Print, exactly and with both ends included, the lines below that run from the one containing "Rebuild this chart" to the one containing "speed = [3, 10, 20, 30, 40, 50, 120, 150, 250]". Pictures are omitted.

• [DATA RECORDS]
(begin)
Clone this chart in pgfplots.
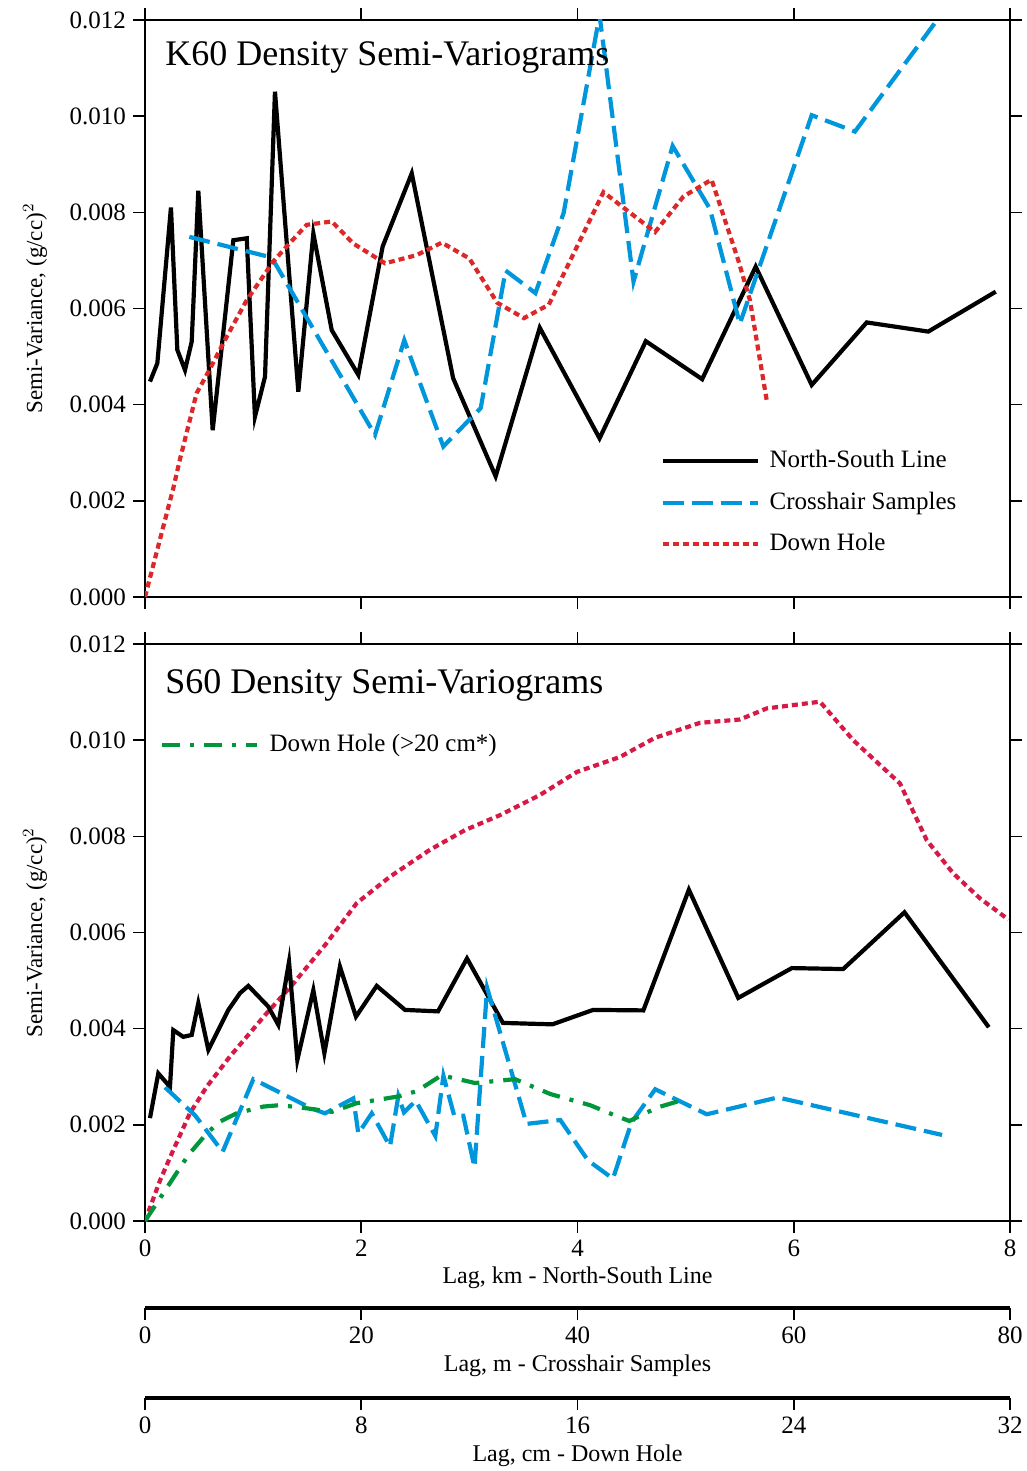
\documentclass[border=0pt]{standalone}
\usepackage{fontspec}
\setmainfont{Liberation Serif}
\usepackage{pgfplots}
\pgfplotsset{compat=1.18}

\definecolor{chblue}{RGB}{0,150,220}
\definecolor{dhred}{RGB}{220,40,40}
\definecolor{dhcrimson}{RGB}{215,25,70}
\definecolor{dhgreen}{RGB}{0,150,60}

\pgfplotsset{
  panel/.style={
    scale only axis, width=432.5pt, height=288.5pt,
    xmin=0, xmax=8, ymin=0, ymax=0.012,
    xtick={0,2,4,6,8},
    ytick={0,0.002,0.004,0.006,0.008,0.010,0.012},
    tick align=outside, major tick length=6pt,
    axis line style={line width=1.4pt},
    every tick/.style={black, line width=0.8pt},
    scaled y ticks=false,
    yticklabel style={/pgf/number format/fixed, /pgf/number format/fixed zerofill, /pgf/number format/precision=3},
    /pgf/number format/assume math mode=true,
    tick label style={font=\fontsize{12.5}{15}\selectfont},
    ylabel={Semi-Variance, (g/cc)$^{2}$},
    y label style={at={(axis description cs:-0.127,0.5)}, anchor=center, font=\fontsize{11.5}{14}\selectfont},
    legend cell align=left,
    legend image code/.code={\draw[##1] (0pt,0pt) -- (47.5pt,0pt);},
  },
  scalebar/.style={
    scale only axis, width=432.5pt, height=10pt, anchor=south west,
    ymin=0, ymax=1,
    axis x line=bottom, axis y line=none,
    axis line style={line width=1.6pt, -}, x axis line style={-},
    tick align=outside, major tick length=6pt,
    every tick/.style={black, line width=0.8pt},
    /pgf/number format/assume math mode=true,
    tick label style={font=\fontsize{12.5}{15}\selectfont},
    x label style={at={(axis description cs:0.5,0)}, anchor=center, yshift=-29pt, font=\fontsize{12}{14}\selectfont},
  },
  ns/.style={black, line width=2.1pt},
  ch/.style={chblue, line width=2.1pt, dash pattern=on 10.5pt off 4pt},
  dh/.style={dhred, line width=2.1pt, dash pattern=on 3pt off 2pt},
  dhb/.style={dhcrimson, line width=2.1pt, dash pattern=on 3pt off 2pt},
  dhg/.style={dhgreen, line width=2.1pt, dash pattern=on 9pt off 5pt on 2pt off 5pt},
}

\begin{document}
\begin{tikzpicture}
\useasboundingbox (0,0) rectangle (513.5pt,-735.5pt);

% ---------------- Top panel: K60 ----------------
\begin{axis}[panel, at={(72.5pt,-10pt)}, anchor=north west,
  xticklabels={},
  legend style={at={(0.5954,0.2558)}, anchor=north west, draw=none, fill=none,
    inner sep=0pt, row sep=9.25pt, column sep=5pt,
    font=\fontsize{12.5}{14}\selectfont,
    nodes={inner sep=0pt, text height=9pt, text depth=2.5pt}},
]
% North-South Line (km)
\addplot[ns] table {
x y
0.046 0.00448
0.114 0.00486
0.240 0.00810
0.299 0.00514
0.370 0.00472
0.432 0.00531
0.493 0.00845
0.626 0.00347
0.817 0.00742
0.941 0.00746
1.017 0.00375
1.110 0.00458
1.202 0.01051
1.418 0.00427
1.557 0.00756
1.727 0.00555
1.973 0.00462
2.198 0.00729
2.467 0.00881
2.850 0.00455
3.243 0.00251
3.651 0.00560
4.204 0.00330
4.632 0.00532
5.153 0.00453
5.648 0.00687
6.166 0.00441
6.675 0.00571
7.244 0.00552
7.868 0.00635
};
\addlegendentry{North-South Line}
% Crosshair Samples (m)
\addplot[ch] table[x expr=\thisrowno{0}/10, y index=1] {
m y
4.10 0.00749
11.72 0.00706
21.27 0.00337
23.98 0.00534
27.59 0.00313
31.05 0.00393
33.35 0.00679
36.11 0.00632
38.72 0.00799
42.04 0.01210
45.18 0.00656
48.80 0.00938
52.25 0.00807
55.01 0.00568
61.66 0.01002
65.66 0.00968
73.06 0.01194
};
\addlegendentry{Crosshair Samples}
% Down Hole (cm)
\addplot[dh] table[x expr=\thisrowno{0}/4, y index=1] {
cm y
0.00 0.00000
1.05 0.00227
1.30 0.00288
1.91 0.00424
2.40 0.00474
3.02 0.00541
3.76 0.00617
4.75 0.00698
5.24 0.00729
5.98 0.00774
6.91 0.00781
7.71 0.00735
8.88 0.00694
10.05 0.00711
10.98 0.00737
12.00 0.00704
13.03 0.00612
14.02 0.00580
14.94 0.00608
16.96 0.00842
18.87 0.00759
19.92 0.00833
20.96 0.00868
21.95 0.00700
22.38 0.00617
23.00 0.00409
};
\addlegendentry{Down Hole}
\node[anchor=base west, font=\fontsize{18}{20}\selectfont, inner sep=0pt]
  at (rel axis cs:0.0231,0.9203) {K60 Density Semi-Variograms};
\end{axis}

% ---------------- Bottom panel: S60 ----------------
\begin{axis}[panel, at={(72.5pt,-322pt)}, anchor=north west,
  xlabel={Lag, km - North-South Line},
  x label style={at={(axis description cs:0.5,0)}, anchor=center, yshift=-28.5pt, font=\fontsize{12}{14}\selectfont},
  legend style={at={(0.0173,0.8458)}, anchor=north west, draw=none, fill=none,
    inner sep=0pt, column sep=5pt,
    font=\fontsize{12.5}{14}\selectfont,
    nodes={inner sep=0pt, text height=9pt, text depth=2.5pt}},
]
% Down Hole (cm)
\addplot[dhb, forget plot] table[x expr=\thisrowno{0}/4, y index=1] {
cm y
0.00 0.00000
0.56 0.00085
1.05 0.00148
1.66 0.00224
2.28 0.00279
3.14 0.00342
4.50 0.00432
5.49 0.00494
6.72 0.00578
7.83 0.00661
9.06 0.00716
10.54 0.00772
11.84 0.00813
13.13 0.00844
14.61 0.00886
15.98 0.00934
17.57 0.00965
18.87 0.01005
20.53 0.01036
22.01 0.01043
23.00 0.01066
24.97 0.01080
26.20 0.01000
27.93 0.00910
28.92 0.00792
29.90 0.00723
30.89 0.00671
31.94 0.00627
};
% North-South Line (km)
\addplot[ns, forget plot] table {
x y
0.046 0.00214
0.123 0.00307
0.231 0.00279
0.262 0.00397
0.354 0.00383
0.432 0.00387
0.493 0.00453
0.586 0.00356
0.771 0.00439
0.879 0.00474
0.956 0.00489
1.140 0.00446
1.233 0.00408
1.332 0.00539
1.409 0.00335
1.557 0.00480
1.659 0.00349
1.803 0.00529
1.951 0.00425
2.143 0.00489
2.405 0.00439
2.710 0.00436
2.978 0.00546
3.310 0.00412
3.768 0.00409
4.144 0.00439
4.609 0.00438
5.030 0.00689
5.487 0.00464
5.982 0.00526
6.457 0.00524
7.024 0.00642
7.804 0.00403
};
% Crosshair Samples (m)
\addplot[ch, forget plot] table[x expr=\thisrowno{0}/10, y index=1] {
m y
1.85 0.00278
4.62 0.00220
7.18 0.00144
10.02 0.00295
15.41 0.00234
16.65 0.00224
19.27 0.00255
19.73 0.00182
20.97 0.00224
22.66 0.00155
23.43 0.00260
23.95 0.00226
25.04 0.00250
26.85 0.00177
27.60 0.00302
28.60 0.00219
29.44 0.00219
30.47 0.00112
31.64 0.00485
35.29 0.00202
38.41 0.00210
40.97 0.00126
43.28 0.00088
44.99 0.00205
47.19 0.00274
51.95 0.00222
58.53 0.00257
73.72 0.00179
};
% Down Hole >20 cm (cm)
\addplot[dhg] table[x expr=\thisrowno{0}/4, y index=1] {
cm y
0.00 0.00000
0.68 0.00058
1.60 0.00137
2.28 0.00182
2.78 0.00207
3.39 0.00224
4.38 0.00238
5.00 0.00241
6.04 0.00234
6.91 0.00227
7.83 0.00245
9.37 0.00259
10.05 0.00270
10.97 0.00303
12.21 0.00287
13.69 0.00295
15.00 0.00264
16.46 0.00241
17.41 0.00219
17.92 0.00208
18.95 0.00236
19.97 0.00253
};
\addlegendentry{Down Hole (>20 cm*)}
\node[anchor=base west, font=\fontsize{18}{20}\selectfont, inner sep=0pt]
  at (rel axis cs:0.0231,0.9146) {S60 Density Semi-Variograms};
\end{axis}

% ---------------- Extra scale: Crosshair (m) ----------------
\begin{axis}[scalebar, at={(72.5pt,-654pt)},
  xmin=0, xmax=80, xtick={0,20,40,60,80},
  xlabel={Lag, m - Crosshair Samples}]
\end{axis}

% ---------------- Extra scale: Down Hole (cm) ----------------
\begin{axis}[scalebar, at={(72.5pt,-699pt)},
  xmin=0, xmax=32, xtick={0,8,16,24,32},
  xlabel={Lag, cm - Down Hole}]
\end{axis}
\end{tikzpicture}
\end{document}
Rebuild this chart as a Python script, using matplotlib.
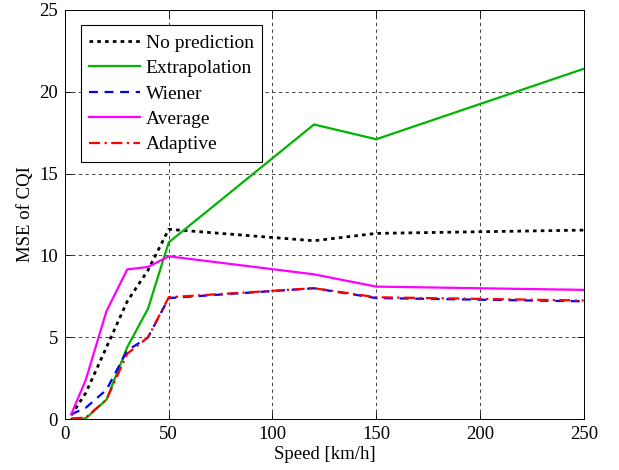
import matplotlib
matplotlib.use('Agg')
import matplotlib.pyplot as plt

plt.rcParams['font.family'] = ['Liberation Serif', 'DejaVu Serif']
plt.rcParams['mathtext.fontset'] = 'stix'

speed = [3, 10, 20, 30, 40, 50, 120, 150, 250]

no_prediction = [0.25, 1.6, 4.4, 7.2, 9.1, 11.6, 10.9, 11.35, 11.55]
extrapolation = [0.0, 0.05, 1.2, 4.4, 6.75, 10.8, 18.0, 17.1, 21.4]
wiener = [0.3, 0.7, 1.8, 4.2, 5.0, 7.4, 8.0, 7.4, 7.2]
average = [0.3, 2.4, 6.6, 9.15, 9.3, 9.95, 8.85, 8.1, 7.9]
adaptive = [0.05, 0.1, 1.2, 4.0, 5.0, 7.45, 8.0, 7.45, 7.25]

x_ticks = [0, 50, 100, 150, 200, 250]
y_ticks = [0, 5, 10, 15, 20, 25]

fig = plt.figure(figsize=(6.19, 4.7), dpi=100)
ax = fig.add_axes([0.105, 0.108, 0.838, 0.871])

ax.plot(speed, no_prediction, ':', color='black', lw=2, dashes=(1.3, 1.5), label='No prediction')
ax.plot(speed, extrapolation, '-', color='#00b400', lw=1.6, label='Extrapolation')
ax.plot(speed, wiener, '--', color='blue', lw=1.6, dashes=(4, 3), label='Wiener')
ax.plot(speed, average, '-', color='magenta', lw=1.6, label='Average')
ax.plot(speed, adaptive, '-.', color='red', lw=1.6, dashes=(5, 2, 1, 2), label='Adaptive')

ax.set_xlim(0, 250)
ax.set_ylim(0, 25)
ax.set_xticks(x_ticks)
ax.set_yticks(y_ticks)
ax.tick_params(direction='in', top=True, right=True, labelsize=13.5, length=5, width=0.6, pad=5)
ax.grid(True, color='#222222', linestyle=(0, (4, 4)), lw=0.6)
for s in ax.spines.values():
    s.set_linewidth(0.7)

ax.set_xlabel('Speed [km/h]', fontsize=13.5, labelpad=2)
ax.set_ylabel('MSE of CQI', fontsize=13.5, labelpad=4)

leg = ax.legend(loc='upper left', fontsize=14, fancybox=False, framealpha=1,
                edgecolor='black', handlelength=2.6, borderaxespad=0.8,
                labelspacing=0.4, borderpad=0.45, handletextpad=0.3)
leg.get_frame().set_linewidth(0.8)

plt.savefig('out.png', dpi=100)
(end)
• [TASK OUTPUT]
Rebuild this chart as a Python script, using matplotlib.
import matplotlib
matplotlib.use('Agg')
import matplotlib.pyplot as plt

plt.rcParams['font.family'] = ['Liberation Serif', 'DejaVu Serif']
plt.rcParams['mathtext.fontset'] = 'stix'

speed = [3, 10, 20, 30, 40, 50, 120, 150, 250]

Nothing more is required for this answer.